The Mayflower II , a replica of the ship that carried the settlers from Europe to the New World four centuries ago, will sail to Boston in the spring. That autumn, it will head to Provincetown, at the outermost tip of Cape Cod, where the Pilgrims initially landed before continuing on to Plymouth.
Events also are planned in Britain and in the Netherlands, where the Pilgrims spent 11 years in exile before making their perilous sea crossing.
But the emphasis is on highlighting the often-ignored history of the Wampanoag and poking holes in the false narrative that Pilgrims and Indians coexisted in peace and harmony.
An interactive exhibit now making the rounds describes how the Wampanoag were cheated and enslaved, and in August 2020 tribal members will guide visitors on a walk through Plymouth to point out and consecrate spots where their ancestors once trod.
There are also plans to invite relatives of the late Wampanoag elder Wamsutta “Frank” James to publicly read that speech he wasn’t allowed to deliver in 1970 – an address that includes this passage: “We, the Wampanoag, welcomed you, the white man, with open arms, little knowing that it was the beginning of the end.”
“The Pilgrims had hardly explored the shores of Cape Cod for four days before they had robbed the graves of my ancestors and stolen their corn and beans,” the speech reads.
Dusty Rhodes, who chairs a separate state commission working to ensure the commemoration has a global profile, said she hopes it all helps make amends for centuries of “mishandled and misrepresented” history.
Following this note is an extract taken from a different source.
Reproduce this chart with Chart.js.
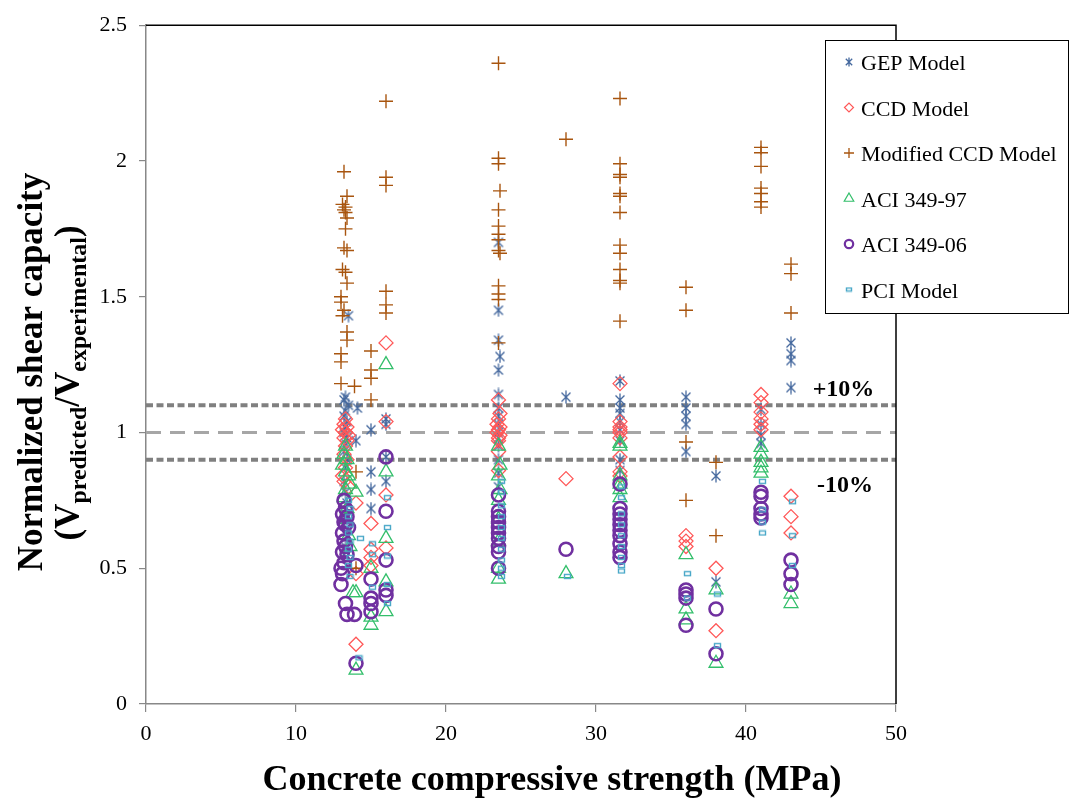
<!DOCTYPE html>
<html>
<head>
<meta charset="utf-8">
<script src="https://cdn.jsdelivr.net/npm/chart.js@4.4.0/dist/chart.umd.min.js"></script>
<style>
  html, body { margin: 0; padding: 0; background: #fff; }
  #wrap { width: 1070px; height: 803px; }
</style>
</head>
<body>
<div id="wrap"><canvas id="myChart" width="1070" height="803"></canvas></div>
<script>
/**
 * Data: [compressive strength (MPa), V_predicted / V_experimental]
 */
var seriesLabels = ['GEP Model', 'CCD Model', 'Modified CCD Model', 'ACI 349-97', 'ACI 349-06', 'PCI Model'];
var xTicks = [0, 10, 20, 30, 40, 50];
var yTicks = [0, 0.5, 1, 1.5, 2, 2.5];
var refLevels = [1.1, 1.0, 0.9];
var refLabels = ['+10%', '-10%'];

var gepModel = [
  [13.3,1.13],[13.2,1.12],[13.5,1.10],[13.3,1.08],[13.2,1.06],[13.4,1.04],[13.3,1.02],[13.2,1.00],
  [13.4,0.98],[13.3,0.96],[13.2,0.93],[13.4,0.90],[13.3,0.87],[13.2,0.82],[13.3,0.78],[13.4,0.74],
  [13.3,0.70],[13.2,0.66],[13.4,0.62],[13.3,0.58],[13.2,0.55],[13.5,1.43],[14.1,1.09],[14.0,0.97],
  [15,1.01],[15,0.855],[15,0.79],[15,0.72],[16,1.05],[16,1.03],[16,0.91],[16,0.82],
  [23.5,1.70],[23.5,1.45],[23.5,1.34],[23.6,1.28],[23.5,1.23],[23.5,1.14],[23.5,1.09],[23.5,1.06],
  [23.5,1.03],[23.5,1.00],[23.5,0.98],[23.5,0.95],[23.5,0.90],[23.5,0.85],[23.5,0.80],
  [28,1.13],
  [31.6,1.19],[31.6,1.12],[31.6,1.09],[31.6,1.07],[31.6,1.04],[31.6,1.01],[31.6,0.97],[31.6,0.90],[31.6,0.86],
  [36,1.13],[36,1.09],[36,1.06],[36,1.03],[36,0.93],
  [38,0.84],[38,0.45],
  [41,1.085],[41,1.03],[41,0.99],[41,0.96],
  [43,1.33],[43,1.29],[43,1.265],[43,1.165]
];
var ccdModel = [
  [13.3,1.05],[13.2,1.03],[13.4,1.02],[13.1,1.01],[13.3,1.00],[13.5,0.99],[13.2,0.98],[13.4,0.97],
  [13.3,0.95],[13.2,0.92],[13.4,0.90],[13.3,0.87],[13.1,0.84],[13.2,0.82],[13.5,0.80],
  [14,0.74],[14,0.48],[14,0.22],
  [15,0.665],[15,0.57],[15,0.54],[15,0.51],
  [16,1.33],[16,1.04],[16,0.77],[16,0.575],
  [23.5,1.12],[23.6,1.07],[23.5,1.05],[23.4,1.03],[23.6,1.02],[23.5,1.01],[23.4,1.00],[23.6,0.99],
  [23.5,0.98],[23.5,0.97],[23.5,0.93],[23.5,0.86],
  [28,0.83],
  [31.6,1.18],[31.6,1.04],[31.6,1.02],[31.6,1.01],[31.6,1.00],[31.6,0.98],[31.6,0.91],[31.6,0.855],[31.6,0.84],
  [36,0.62],[36,0.60],[36,0.58],
  [38,0.50],[38,0.27],
  [41,1.14],[41,1.11],[41,1.075],[41,1.05],[41,1.03],[41,1.01],
  [43,0.765],[43,0.69],[43,0.63]
];
var modCcdModel = [
  [13.2,1.96],[13.4,1.87],[13.1,1.84],[13.3,1.83],[13.2,1.82],[13.3,1.81],[13.4,1.79],[13.3,1.75],
  [13.2,1.68],[13.4,1.67],[13.1,1.60],[13.3,1.59],[13.4,1.55],[13.0,1.50],[13.0,1.48],[13.2,1.45],
  [13.1,1.43],[13.4,1.37],[13.4,1.34],[13.0,1.29],[13.0,1.26],[13.0,1.18],[13.9,1.17],[14.0,0.855],[14.0,0.50],
  [15,1.30],[15,1.23],[15,1.20],[15,1.12],
  [16,2.22],[16,1.94],[16,1.91],[16,1.52],[16,1.47],[16,1.44],
  [23.5,2.36],[23.5,2.01],[23.5,1.99],[23.6,1.89],[23.5,1.82],[23.5,1.76],[23.5,1.73],[23.5,1.71],
  [23.5,1.67],[23.6,1.66],[23.5,1.54],[23.5,1.51],[23.5,1.49],[23.5,1.33],
  [28,2.08],
  [31.6,2.23],[31.6,1.99],[31.6,1.95],[31.6,1.94],[31.6,1.88],[31.6,1.87],[31.6,1.81],[31.6,1.69],
  [31.6,1.66],[31.6,1.60],[31.6,1.56],[31.6,1.55],[31.6,1.41],
  [36,1.535],[36,1.45],[36,0.965],[36,0.75],
  [38,0.89],[38,0.62],
  [41,2.05],[41,2.03],[41,1.98],[41,1.90],[41,1.88],[41,1.85],[41,1.83],
  [43,1.62],[43,1.585],[43,1.44]
];
var aci97 = [
  [13.3,0.95],[13.2,0.92],[13.4,0.90],[13.1,0.88],[13.3,0.855],[13.5,0.84],[13.6,0.81],[13.3,0.79],
  [13.2,0.76],[13.4,0.72],[13.3,0.68],[13.5,0.62],[13.6,0.58],[13.8,0.41],
  [14,0.78],[14,0.41],[14,0.125],
  [15,0.50],[15,0.32],[15,0.29],
  [16,1.25],[16,0.855],[16,0.61],[16,0.45],[16,0.34],
  [23.5,0.95],[23.6,0.88],[23.5,0.84],[23.6,0.79],[23.5,0.75],[23.5,0.68],[23.5,0.60],[23.5,0.50],[23.5,0.46],
  [28,0.48],
  [31.6,0.96],[31.6,0.95],[31.6,0.84],[31.6,0.81],[31.6,0.79],[31.6,0.76],
  [36,0.55],[36,0.35],[36,0.31],
  [38,0.42],[38,0.15],
  [41,0.945],[41,0.92],[41,0.89],[41,0.87],[41,0.85],
  [43,0.405],[43,0.37]
];
var aci06 = [
  [13.2,0.75],[13.3,0.72],[13.1,0.70],[13.4,0.69],[13.2,0.67],[13.3,0.66],[13.5,0.65],[13.1,0.63],
  [13.2,0.60],[13.3,0.58],[13.1,0.56],[13.4,0.55],[13.2,0.52],[13.0,0.50],[13.1,0.48],[13.0,0.44],
  [13.3,0.37],[13.4,0.33],[13.9,0.33],[14,0.51],[14,0.15],
  [15,0.46],[15,0.39],[15,0.37],[15,0.34],
  [16,0.91],[16,0.71],[16,0.53],[16,0.42],[16,0.40],
  [23.5,0.77],[23.5,0.71],[23.5,0.69],[23.5,0.67],[23.5,0.65],[23.5,0.63],[23.5,0.61],[23.5,0.58],[23.5,0.56],[23.5,0.50],
  [28,0.57],
  [31.6,0.81],[31.6,0.72],[31.6,0.70],[31.6,0.68],[31.6,0.66],[31.6,0.64],[31.6,0.62],[31.6,0.59],[31.6,0.56],[31.6,0.54],
  [36,0.42],[36,0.405],[36,0.39],[36,0.29],
  [38,0.35],[38,0.185],
  [41,0.78],[41,0.765],[41,0.72],[41,0.70],[41,0.685],
  [43,0.53],[43,0.48],[43,0.44]
];
var pciModel = [
  [13.5,0.75],[13.6,0.72],[13.5,0.69],[13.6,0.66],[13.5,0.63],[13.6,0.60],[13.5,0.57],[13.6,0.54],
  [13.5,0.51],[13.6,0.47],[14.3,0.61],[14.2,0.17],
  [15.1,0.59],[15.1,0.55],[15.1,0.43],
  [16.1,0.76],[16.1,0.65],[16.1,0.545],[16.1,0.44],[16.1,0.37],
  [23.7,0.82],[23.7,0.78],[23.7,0.73],[23.7,0.69],[23.7,0.65],[23.7,0.61],[23.7,0.57],[23.7,0.53],[23.7,0.50],[23.7,0.47],
  [28.1,0.47],
  [31.7,0.80],[31.7,0.76],[31.7,0.70],[31.7,0.66],[31.7,0.62],[31.7,0.58],[31.7,0.54],[31.7,0.51],[31.7,0.49],
  [36.1,0.48],[36.1,0.39],
  [38.1,0.405],[38.1,0.215],
  [41.1,0.82],[41.1,0.715],[41.1,0.67],[41.1,0.63],
  [43.1,0.745],[43.1,0.62],[43.1,0.51]
];

var serifFont = "'Liberation Serif', 'Times New Roman', serif";

function toPoints(arr) {
  return arr.map(function (p) { return { x: p[0], y: p[1] }; });
}

// Excel-like star marker (X with a vertical bar)
function makeStar(color, s) {
  var c = document.createElement('canvas');
  c.width = s; c.height = s;
  var g = c.getContext('2d');
  var m = s / 2, d = s * 0.32;
  g.strokeStyle = color;
  g.lineWidth = 1.3;
  g.beginPath();
  g.moveTo(m - d, m - d); g.lineTo(m + d, m + d);
  g.moveTo(m + d, m - d); g.lineTo(m - d, m + d);
  g.moveTo(m, 0.5); g.lineTo(m, s - 0.5);
  g.stroke();
  return c;
}

// small hollow dash for PCI
function makeDash(color, w, h) {
  var c = document.createElement('canvas');
  c.width = w + 2; c.height = h + 2;
  var g = c.getContext('2d');
  g.strokeStyle = color;
  g.lineWidth = 1.4;
  g.strokeRect(1.5, 1.5, w - 1, h - 1);
  return c;
}

var colors = ['#44689e', '#ff5858', '#a8550f', '#33bf6b', '#7030a0', '#4aa8c8'];
var starImg = makeStar(colors[0], 14);
var dashImg = makeDash(colors[5], 7, 5);
var starSmall = makeStar(colors[0], 10);
var dashSmall = makeDash(colors[5], 6, 4);

var markers = [
  { style: starImg, r: 6, w: 1 },
  { style: 'rectRot', r: 7, w: 1.3 },
  { style: 'cross', r: 7, w: 1.4 },
  { style: 'triangle', r: 8, w: 1.3 },
  { style: 'circle', r: 6.5, w: 2.6 },
  { style: dashImg, r: 4, w: 1 }
];
var legendMarkers = [
  { style: starSmall, r: 5, w: 1 },
  { style: 'rectRot', r: 4.5, w: 1.2 },
  { style: 'cross', r: 5, w: 1.3 },
  { style: 'triangle', r: 5.5, w: 1.2 },
  { style: 'circle', r: 4.2, w: 2.2 },
  { style: dashSmall, r: 3, w: 1 }
];
var seriesData = [gepModel, ccdModel, modCcdModel, aci97, aci06, pciModel];

var datasets = seriesData.map(function (arr, i) {
  return {
    label: seriesLabels[i],
    data: toPoints(arr),
    pointStyle: markers[i].style,
    pointRadius: markers[i].r,
    pointBorderWidth: markers[i].w,
    borderColor: colors[i],
    backgroundColor: 'rgba(0,0,0,0)',
    order: 6 - i
  };
});

// reference lines +10%, 0, -10%
refLevels.forEach(function (lv, i) {
  var mid = (i === 1);
  datasets.push({
    label: 'ref' + i,
    type: 'line',
    data: [{ x: xTicks[0], y: lv }, { x: xTicks[xTicks.length - 1], y: lv }],
    showLine: true,
    borderColor: mid ? '#a6a6a6' : '#808080',
    borderWidth: mid ? 3 : 4,
    borderDash: mid ? [15, 9] : [7, 3.5],
    pointRadius: 0,
    fill: false,
    order: 10
  });
});

const decorPlugin = {
  id: 'decor',
  afterDraw(chart) {
    const ctx = chart.ctx;
    const a = chart.chartArea;
    const xs = chart.scales.x, ys = chart.scales.y;
    ctx.save();

    // top / right frame
    ctx.strokeStyle = '#000';
    ctx.lineWidth = 1.5;
    ctx.beginPath();
    ctx.moveTo(a.left, a.top);
    ctx.lineTo(a.right, a.top);
    ctx.lineTo(a.right, a.bottom);
    ctx.stroke();

    // +10% / -10% labels
    ctx.fillStyle = '#000';
    ctx.font = 'bold 24px ' + serifFont;
    ctx.textAlign = 'center';
    ctx.textBaseline = 'alphabetic';
    ctx.fillText(refLabels[0], xs.getPixelForValue(46.5), ys.getPixelForValue(refLevels[0]) - 9);
    ctx.fillText(refLabels[1], xs.getPixelForValue(46.6), ys.getPixelForValue(refLevels[2]) + 32);

    // x axis title
    ctx.font = 'bold 36px ' + serifFont;
    ctx.fillText('Concrete compressive strength (MPa)', 552, 790);

    // y axis title (two lines, second one with subscripts)
    ctx.save();
    ctx.rotate(-Math.PI / 2);
    ctx.textAlign = 'center';
    ctx.font = 'bold 35px ' + serifFont;
    ctx.fillText('Normalized shear capacity', -372, 42);

    var big = 'bold 35px ' + serifFont, small = 'bold 24px ' + serifFont;
    var parts = [['(V', big, 0], ['predicted', small, 7], ['/V', big, 0], ['experimental', small, 7], [')', big, 0]];
    var total = 0;
    parts.forEach(function (p) { ctx.font = p[1]; total += ctx.measureText(p[0]).width; });
    var pos = -383 - total / 2;
    ctx.textAlign = 'left';
    parts.forEach(function (p) {
      ctx.font = p[1];
      ctx.fillText(p[0], pos, 79 + p[2]);
      pos += ctx.measureText(p[0]).width;
    });
    ctx.restore();

    // legend box
    ctx.fillStyle = '#fff';
    ctx.fillRect(825.5, 40.5, 243, 273);
    ctx.strokeStyle = '#000';
    ctx.lineWidth = 1;
    ctx.strokeRect(825.5, 40.5, 243, 273);
    ctx.font = '22px ' + serifFont;
    ctx.textAlign = 'left';
    ctx.textBaseline = 'alphabetic';
    seriesLabels.forEach(function (lab, i) {
      var by = 70 + i * 45.5;
      var m = legendMarkers[i];
      ctx.strokeStyle = colors[i];
      ctx.fillStyle = 'rgba(0,0,0,0)';
      ctx.lineWidth = m.w;
      Chart.helpers.drawPoint(ctx, { pointStyle: m.style, radius: m.r, rotation: 0, borderWidth: m.w }, 849, by - 8);
      ctx.fillStyle = '#000';
      ctx.fillText(lab, 861, by);
    });

    ctx.restore();
  }
};

document.addEventListener('DOMContentLoaded', (event) => {
  myChart = new Chart(document.getElementById('myChart'), {
    type: 'scatter',
    data: { datasets: datasets },
    options: {
      responsive: false,
      animation: false,
      layout: { padding: { left: 0, right: 174, top: 20, bottom: 0 } },
      plugins: {
        legend: { display: false },
        tooltip: { enabled: false }
      },
      scales: {
        x: {
          type: 'linear',
          min: xTicks[0],
          max: xTicks[xTicks.length - 1],
          afterFit: function (s) { s.height = 99; },
          afterBuildTicks: function (s) { s.ticks = xTicks.map(function (v) { return { value: v }; }); },
          ticks: { color: '#000', font: { family: serifFont, size: 22 }, padding: 9,
                   callback: function (v) { return String(v); } },
          grid: { drawOnChartArea: false, tickLength: 8, color: '#888', lineWidth: 1.2 },
          border: { color: '#888', width: 1.5 }
        },
        y: {
          type: 'linear',
          min: yTicks[0],
          max: yTicks[yTicks.length - 1],
          afterFit: function (s) { s.width = 146; },
          afterBuildTicks: function (s) { s.ticks = yTicks.map(function (v) { return { value: v }; }); },
          ticks: { color: '#000', font: { family: serifFont, size: 22 }, padding: 12,
                   callback: function (v) { return String(v); } },
          grid: { drawOnChartArea: false, tickLength: 7, color: '#888', lineWidth: 1.2 },
          border: { color: '#888', width: 1.5 }
        }
      }
    },
    plugins: [decorPlugin]
  });
});
</script>
</body>
</html>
“The Pilgrims were the first immigrants,” said Plymouth 400’s Pecoraro. “We’re in a place in this country where we need solidarity. We need to come together. We need to be talking about immigration and indigenous people.”
Plymouth, nicknamed “America’s Hometown,” is sure to draw a crush of 2020 presidential candidates who will use its monuments as campaign backdrops. With President Donald Trump, Queen Elizabeth II and other heads of state on the invitation list, state and federal authorities already are busy mapping out security plans.
Wampanoag tribal leader and activist Linda Coombs, who’s helped plan the commemoration, is skeptical that anything meaningful will change for her people.
“It’s a world stage, so we’ll have more visibility than we’ve had in the past,” she said. “We’ll see if it’s enough. It’ll be a measuring stick for all that has to come afterward.”